De todas las metáforas de nuestra época, la del cuerpo es la más extraña. No existe, como sucede en casi todas las tradiciones, un mapa detallado de los lugares y fronteras donde, en el cuerpo, se desarrollan las batallas ciertas y certeras de las emociones y los devenires de nuestra existencia. El cuerpo metafórico de nuestra época es aterrador, si se le mira bien: rostro anguloso y simétrico, ojos y pelo claros, narices afiladas, bocas carnosas, cejas semipobladas, vientre liso, senos y nalgas prominentes en hombres y mujeres. Quizá de esa visibilidad total y edulcorada provenga la manía de tatuarlo y perforarlo, para darle color y volumen por medios externos.
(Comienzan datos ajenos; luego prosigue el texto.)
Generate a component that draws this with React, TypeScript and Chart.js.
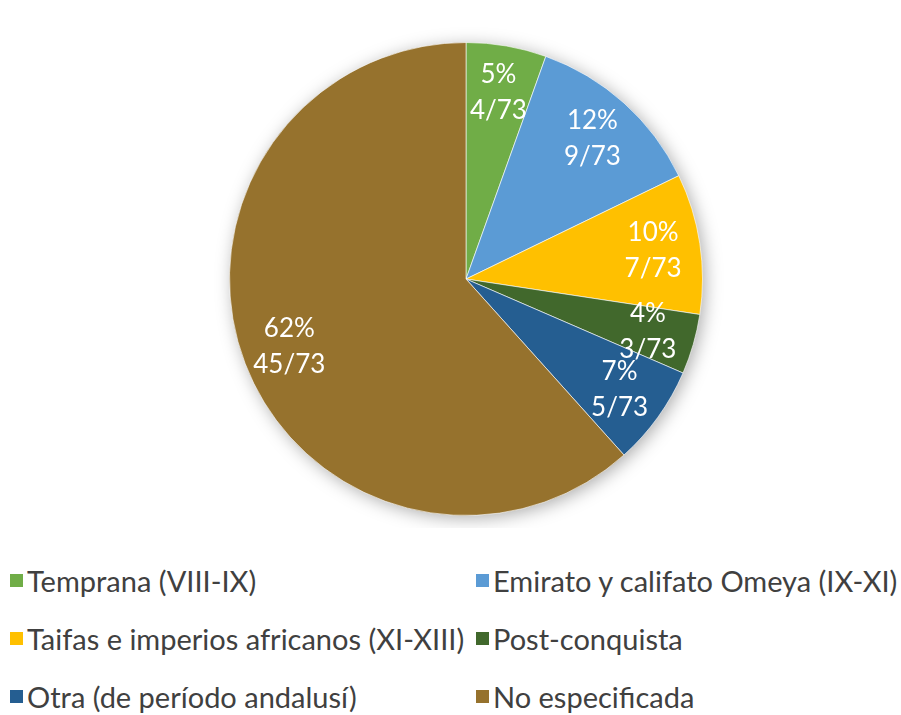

Tampoco poseemos una opinión desarrollada de los lugares donde las sensaciones, los sentimientos y los pensamientos moran en su corpórea existencia, manifestación o cubierta. Nos ha tocado vivir en una época de cuerpos superficiales y terrenos. La piel, esa superficie profunda de nosotros y los otros, es una apariencia. Preferimos los emplastes, los correctores, vamos, cualquier cosa que la oculte y permita verla de otra manera. Y ya no sólo lo que el mismo cuerpo es, sino lo que puede ser. Nos prometen quitar arrugas, agrandar senos, redondear nalgas, aplanar abdómenes, eliminar lastres, desaparecer venas hórridas de piernas o dolorosas del ano, aclarar pieles, borrar ojeras, embellecer patas, perder peso, por cuyo medio lograremos aumentar la autoestima, henchir la autofelicidad, vernos autodelgados y, esperamos, evitar autosuicidarnos. Y, mansos y coloridos, creemos en cualquier otro remedio que no sea el canónico, científico o tradicional. Y hay quienes incluso permiten inyecciones de aceite de dudosa procedencia, en nalgas, piernas o senos, para ser más bella o bello. Porque la felicidad, el gozo, consiste para estas almas simples, en parecer bello, no en sentirse bello o gozar su cuerpo, sino en ser objeto de envidia, cuchicheo y comentario de los demás. Pero nada como las promesas de eliminar la grasa cotidiana de tantos gordos y gordas anónimos. Coma todo lo que quiera y baje de peso. Con todo, la gordura, paradoja curiosa, es algo oculto, soterrado. He decidido por ello ser un gordo confeso, gordo a cuya gordura no hay que llegar por medio de interpretaciones psicoanalíticas y las libidos sublimadas, las interpretaciones new age del abrazo continuo y sosegado, las arquetípicas del vientre materno, las conductuales cognitivas del cerco de Numancia, las conductistas de las madres alimentadoras, las peregrinas de la envidia materna, las neurofisiológicas de los desajustes de la norepinefrina y la serotonina, y las sabias, vanas y dolientes que faltan. Gordo confeso y simple, en cuya gordura no hay más que alimentos terrestres paladeados y degustados en demasía, en cuya demasía misma habita y por cuyo camino se llega al palacio de la sabiduría. Gordo confeso, puedo dejar de ocultar mi gordura a los ojos inquisitivos de los otros todos y de mi propio espejo. Porque nuestra época resiste poco a quienes no cargan con su gordura alguna culpa y muestran y pasean su exceso a los ojos sorprendidos de la gente.
El despierto, el iluminado, quien alcanzó a develar ciertos secretos, posee varias imágenes meritorias, no la menos, donde se muestra feliz, gordo, ombligudo y sonriente, pues, a veces es bueno recordarlo, el Buda fue un gordo confeso.